[start]
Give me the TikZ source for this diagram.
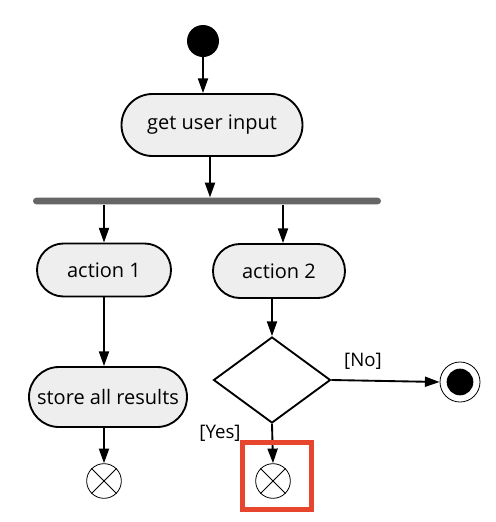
\documentclass[tikz,border=0pt]{standalone}
\usepackage{fontspec}
\setmainfont{Open Sans}
\usetikzlibrary{arrows.meta,shapes.geometric,shapes.misc}

\definecolor{actfill}{HTML}{EEEEEE}
\definecolor{forkgray}{HTML}{666666}
\definecolor{markred}{HTML}{E8452F}

\begin{document}
\begin{tikzpicture}[
    x=0.75pt, y=-0.75pt,
    activity/.style={rounded rectangle, draw, line width=1.4pt, fill=actfill, inner sep=0pt, font=\fontsize{15}{18}\selectfont},
    initial/.style={circle, fill=black, inner sep=0pt, minimum size=24pt},
    final/.style={circle, draw, line width=0.6pt, fill=white, inner sep=0pt, minimum size=30pt, path picture={\fill[black] (path picture bounding box.center) circle (10pt);}},
    flowend/.style={circle, draw, line width=0.6pt, inner sep=0pt, minimum size=26pt},
    decision/.style={diamond, draw, line width=1.4pt, fill=white, inner sep=0pt, minimum width=87.75pt, minimum height=64.5pt},
    fork/.style={rectangle, fill=forkgray, rounded corners=2.5pt, inner sep=0pt, minimum width=261pt, minimum height=5pt},
    guard/.style={font=\fontsize{14}{16}\selectfont},
    arrow/.style={-{Triangle[width=7.5pt,length=11pt]}, line width=1.4pt}
  ]
    \useasboundingbox (0,0) rectangle (496,522);

    % Start and first activity
    \node[initial] (start) at (203,41) {};
    \node[activity, minimum width=135.75pt, minimum height=46.5pt] (input) at (212,125) {get user input};

    % Fork bar
    \node[fork] (fork) at (207,201) {};

    % Parallel activities
    \node[activity, minimum width=100.5pt, minimum height=39.75pt] (act1) at (104,270) {action 1};
    \node[activity, minimum width=99pt, minimum height=40.5pt] (act2) at (279,271) {action 2};
    \node[activity, minimum width=118.5pt, minimum height=45pt] (store) at (108,397) {store all results};

    % Decision and ends
    \node[decision] (dec) at (272,380) {};
    \node[final] (done) at (460,382) {};
    \node[flowend] (end1) at (104,481) {};
    \node[flowend] (end2) at (273,481) {};
    \foreach \e in {end1,end2} {
      \draw[line width=0.6pt] (\e.north west) -- (\e.south east);
      \draw[line width=0.6pt] (\e.north east) -- (\e.south west);
    }

    % Guards
    \node[guard] (no) at (363,361) {[No]};
    \node[guard] (yes) at (220,433) {[Yes]};

    % Connectors
    \draw[arrow] (start) -- (start |- input.north);
    \draw[arrow] (input.south -| 210,0) -- (fork.north -| 210,0);
    \draw[arrow] (fork.south -| act1) -- (act1.north);
    \draw[arrow] (fork.south -| 283,0) -- (act2.north -| 283,0);
    \draw[arrow] (act1.south) -- (act1.south |- store.north);
    \draw[arrow] (act2.south -| dec) -- (dec.north);
    \draw[arrow] (dec.east) -- (done.west);
    \draw[arrow] (dec.south) -- (end2.north);
    \draw[arrow] (store.south -| end1) -- (end1.north);

    % Highlight box
    \draw[markred, line width=3.75pt] (242,442) rectangle (311,509);
  \end{tikzpicture}
\end{document}
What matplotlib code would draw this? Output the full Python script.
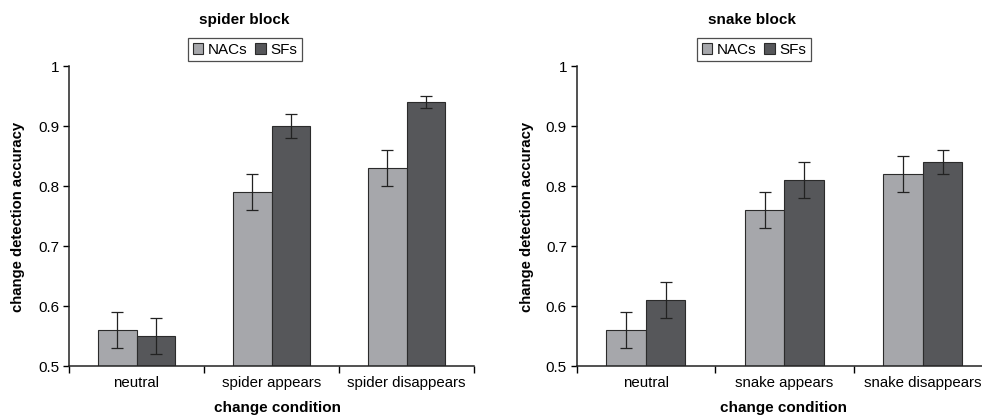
import numpy as np
import matplotlib.pyplot as plt
from matplotlib.patches import Patch

plt.rcParams['font.family'] = ['Liberation Sans', 'DejaVu Sans']

# === DATA ===
GROUPS = ['NACs', 'SFs']
SPIDER_COND = ['neutral', 'spider appears', 'spider disappears']
SPIDER_NAC = [0.56, 0.79, 0.83]
SPIDER_NAC_ERR = [0.03, 0.03, 0.03]
SPIDER_SF = [0.55, 0.90, 0.94]
SPIDER_SF_ERR = [0.03, 0.02, 0.01]

SNAKE_COND = ['neutral', 'snake appears', 'snake disappears']
SNAKE_NAC = [0.56, 0.76, 0.82]
SNAKE_NAC_ERR = [0.03, 0.03, 0.03]
SNAKE_SF = [0.61, 0.81, 0.84]
SNAKE_SF_ERR = [0.03, 0.03, 0.02]

COL_NAC = '#a6a7ab'
COL_SF = '#56575a'
EDGE = '#2b2b2b'
W = 39.4 / 138

fig = plt.figure(figsize=(9.82, 4.17), dpi=100)


def panel(rect, title, cond, nac, nac_err, sf, sf_err, title_x, leg_x, xlab_x, ylab_x):
    ax = fig.add_axes(rect)
    x = np.arange(len(cond)) + 0.5
    ekw = dict(ecolor='#222222', elinewidth=0.9, capsize=4, capthick=0.9)
    ax.bar(x - W / 2, nac, W, color=COL_NAC, edgecolor=EDGE, linewidth=0.8,
           yerr=nac_err, error_kw=ekw)
    ax.bar(x + W / 2, sf, W, color=COL_SF, edgecolor=EDGE, linewidth=0.8,
           yerr=sf_err, error_kw=ekw)
    ax.set_xlim(0, 3)
    ax.set_ylim(0.5, 1.0)
    ax.set_yticks([0.5, 0.6, 0.7, 0.8, 0.9, 1.0])
    ax.set_yticklabels(['0.5', '0.6', '0.7', '0.8', '0.9', '1'], fontsize=11)
    ax.set_xticks([0, 1, 2, 3])
    ax.set_xticklabels([])
    ax.set_xticks(x, minor=True)
    ax.set_xticklabels(cond, minor=True, fontsize=10.8)
    ax.tick_params(axis='x', which='minor', length=0, pad=7)
    ax.tick_params(axis='x', which='major', length=5, width=1, direction='out')
    ax.tick_params(axis='y', length=4, width=1, direction='out', pad=3)
    for s in ['top', 'right']:
        ax.spines[s].set_visible(False)
    for s in ['left', 'bottom']:
        ax.spines[s].set_linewidth(1.1)
        ax.spines[s].set_color('#222222')

    fig.text(title_x, 1 - 20 / 417, title, ha='center', va='center', fontsize=11, fontweight='bold')
    fig.text(xlab_x, 1 - 408 / 417, 'change condition', ha='center', va='center',
             fontsize=11, fontweight='bold')
    fig.text(ylab_x, 1 - 217 / 417, 'change detection accuracy', ha='center', va='center',
             rotation=90, fontsize=10.7, fontweight='bold')

    handles = [Patch(facecolor=COL_NAC, edgecolor=EDGE, linewidth=0.8),
               Patch(facecolor=COL_SF, edgecolor=EDGE, linewidth=0.8)]
    leg = fig.legend(handles, GROUPS, loc='center', bbox_to_anchor=(leg_x, 1 - 49.5 / 417),
                     ncol=2, fontsize=11, frameon=True, fancybox=False, handlelength=0.7,
                     handleheight=0.7, handletextpad=0.3, columnspacing=0.5, borderpad=0.3,
                     borderaxespad=0)
    leg.get_frame().set_edgecolor('#222222')
    leg.get_frame().set_linewidth(0.9)
    return ax


panel([69 / 982, 51 / 417, 405 / 982, 300 / 417], 'spider block', SPIDER_COND,
      SPIDER_NAC, SPIDER_NAC_ERR, SPIDER_SF, SPIDER_SF_ERR,
      244 / 982, 245 / 982, 277 / 982, 18 / 982)
panel([576.7 / 982, 51 / 417, 415.5 / 982, 300 / 417], 'snake block', SNAKE_COND,
      SNAKE_NAC, SNAKE_NAC_ERR, SNAKE_SF, SNAKE_SF_ERR,
      752 / 982, 754 / 982, 784 / 982, 527 / 982)

fig.savefig('out.png', dpi=100)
[end]
● WRITTEN REQUEST
Pictures are not part of the copy; output everything else in the records exactly.

● THE RESULT
Give me the TikZ source for this diagram.
\documentclass[tikz,border=0pt]{standalone}
\usepackage{fontspec}
\setmainfont{Open Sans}
\usetikzlibrary{arrows.meta,shapes.geometric,shapes.misc}

\definecolor{actfill}{HTML}{EEEEEE}
\definecolor{forkgray}{HTML}{666666}
\definecolor{markred}{HTML}{E8452F}

\begin{document}
\begin{tikzpicture}[
    x=0.75pt, y=-0.75pt,
    activity/.style={rounded rectangle, draw, line width=1.4pt, fill=actfill, inner sep=0pt, font=\fontsize{15}{18}\selectfont},
    initial/.style={circle, fill=black, inner sep=0pt, minimum size=24pt},
    final/.style={circle, draw, line width=0.6pt, fill=white, inner sep=0pt, minimum size=30pt, path picture={\fill[black] (path picture bounding box.center) circle (10pt);}},
    flowend/.style={circle, draw, line width=0.6pt, inner sep=0pt, minimum size=26pt},
    decision/.style={diamond, draw, line width=1.4pt, fill=white, inner sep=0pt, minimum width=87.75pt, minimum height=64.5pt},
    fork/.style={rectangle, fill=forkgray, rounded corners=2.5pt, inner sep=0pt, minimum width=261pt, minimum height=5pt},
    guard/.style={font=\fontsize{14}{16}\selectfont},
    arrow/.style={-{Triangle[width=7.5pt,length=11pt]}, line width=1.4pt}
  ]
    \useasboundingbox (0,0) rectangle (496,522);

    % Start and first activity
    \node[initial] (start) at (203,41) {};
    \node[activity, minimum width=135.75pt, minimum height=46.5pt] (input) at (212,125) {get user input};

    % Fork bar
    \node[fork] (fork) at (207,201) {};

    % Parallel activities
    \node[activity, minimum width=100.5pt, minimum height=39.75pt] (act1) at (104,270) {action 1};
    \node[activity, minimum width=99pt, minimum height=40.5pt] (act2) at (279,271) {action 2};
    \node[activity, minimum width=118.5pt, minimum height=45pt] (store) at (108,397) {store all results};

    % Decision and ends
    \node[decision] (dec) at (272,380) {};
    \node[final] (done) at (460,382) {};
    \node[flowend] (end1) at (104,481) {};
    \node[flowend] (end2) at (273,481) {};
    \foreach \e in {end1,end2} {
      \draw[line width=0.6pt] (\e.north west) -- (\e.south east);
      \draw[line width=0.6pt] (\e.north east) -- (\e.south west);
    }

    % Guards
    \node[guard] (no) at (363,361) {[No]};
    \node[guard] (yes) at (220,433) {[Yes]};

    % Connectors
    \draw[arrow] (start) -- (start |- input.north);
    \draw[arrow] (input.south -| 210,0) -- (fork.north -| 210,0);
    \draw[arrow] (fork.south -| act1) -- (act1.north);
    \draw[arrow] (fork.south -| 283,0) -- (act2.north -| 283,0);
    \draw[arrow] (act1.south) -- (act1.south |- store.north);
    \draw[arrow] (act2.south -| dec) -- (dec.north);
    \draw[arrow] (dec.east) -- (done.west);
    \draw[arrow] (dec.south) -- (end2.north);
    \draw[arrow] (store.south -| end1) -- (end1.north);

    % Highlight box
    \draw[markred, line width=3.75pt] (242,442) rectangle (311,509);
  \end{tikzpicture}
\end{document}
What matplotlib code would draw this? Output the full Python script.
import numpy as np
import matplotlib.pyplot as plt
from matplotlib.patches import Patch

plt.rcParams['font.family'] = ['Liberation Sans', 'DejaVu Sans']

# === DATA ===
GROUPS = ['NACs', 'SFs']
SPIDER_COND = ['neutral', 'spider appears', 'spider disappears']
SPIDER_NAC = [0.56, 0.79, 0.83]
SPIDER_NAC_ERR = [0.03, 0.03, 0.03]
SPIDER_SF = [0.55, 0.90, 0.94]
SPIDER_SF_ERR = [0.03, 0.02, 0.01]

SNAKE_COND = ['neutral', 'snake appears', 'snake disappears']
SNAKE_NAC = [0.56, 0.76, 0.82]
SNAKE_NAC_ERR = [0.03, 0.03, 0.03]
SNAKE_SF = [0.61, 0.81, 0.84]
SNAKE_SF_ERR = [0.03, 0.03, 0.02]

COL_NAC = '#a6a7ab'
COL_SF = '#56575a'
EDGE = '#2b2b2b'
W = 39.4 / 138

fig = plt.figure(figsize=(9.82, 4.17), dpi=100)


def panel(rect, title, cond, nac, nac_err, sf, sf_err, title_x, leg_x, xlab_x, ylab_x):
    ax = fig.add_axes(rect)
    x = np.arange(len(cond)) + 0.5
    ekw = dict(ecolor='#222222', elinewidth=0.9, capsize=4, capthick=0.9)
    ax.bar(x - W / 2, nac, W, color=COL_NAC, edgecolor=EDGE, linewidth=0.8,
           yerr=nac_err, error_kw=ekw)
    ax.bar(x + W / 2, sf, W, color=COL_SF, edgecolor=EDGE, linewidth=0.8,
           yerr=sf_err, error_kw=ekw)
    ax.set_xlim(0, 3)
    ax.set_ylim(0.5, 1.0)
    ax.set_yticks([0.5, 0.6, 0.7, 0.8, 0.9, 1.0])
    ax.set_yticklabels(['0.5', '0.6', '0.7', '0.8', '0.9', '1'], fontsize=11)
    ax.set_xticks([0, 1, 2, 3])
    ax.set_xticklabels([])
    ax.set_xticks(x, minor=True)
    ax.set_xticklabels(cond, minor=True, fontsize=10.8)
    ax.tick_params(axis='x', which='minor', length=0, pad=7)
    ax.tick_params(axis='x', which='major', length=5, width=1, direction='out')
    ax.tick_params(axis='y', length=4, width=1, direction='out', pad=3)
    for s in ['top', 'right']:
        ax.spines[s].set_visible(False)
    for s in ['left', 'bottom']:
        ax.spines[s].set_linewidth(1.1)
        ax.spines[s].set_color('#222222')

    fig.text(title_x, 1 - 20 / 417, title, ha='center', va='center', fontsize=11, fontweight='bold')
    fig.text(xlab_x, 1 - 408 / 417, 'change condition', ha='center', va='center',
             fontsize=11, fontweight='bold')
    fig.text(ylab_x, 1 - 217 / 417, 'change detection accuracy', ha='center', va='center',
             rotation=90, fontsize=10.7, fontweight='bold')

    handles = [Patch(facecolor=COL_NAC, edgecolor=EDGE, linewidth=0.8),
               Patch(facecolor=COL_SF, edgecolor=EDGE, linewidth=0.8)]
    leg = fig.legend(handles, GROUPS, loc='center', bbox_to_anchor=(leg_x, 1 - 49.5 / 417),
                     ncol=2, fontsize=11, frameon=True, fancybox=False, handlelength=0.7,
                     handleheight=0.7, handletextpad=0.3, columnspacing=0.5, borderpad=0.3,
                     borderaxespad=0)
    leg.get_frame().set_edgecolor('#222222')
    leg.get_frame().set_linewidth(0.9)
    return ax


panel([69 / 982, 51 / 417, 405 / 982, 300 / 417], 'spider block', SPIDER_COND,
      SPIDER_NAC, SPIDER_NAC_ERR, SPIDER_SF, SPIDER_SF_ERR,
      244 / 982, 245 / 982, 277 / 982, 18 / 982)
panel([576.7 / 982, 51 / 417, 415.5 / 982, 300 / 417], 'snake block', SNAKE_COND,
      SNAKE_NAC, SNAKE_NAC_ERR, SNAKE_SF, SNAKE_SF_ERR,
      752 / 982, 754 / 982, 784 / 982, 527 / 982)

fig.savefig('out.png', dpi=100)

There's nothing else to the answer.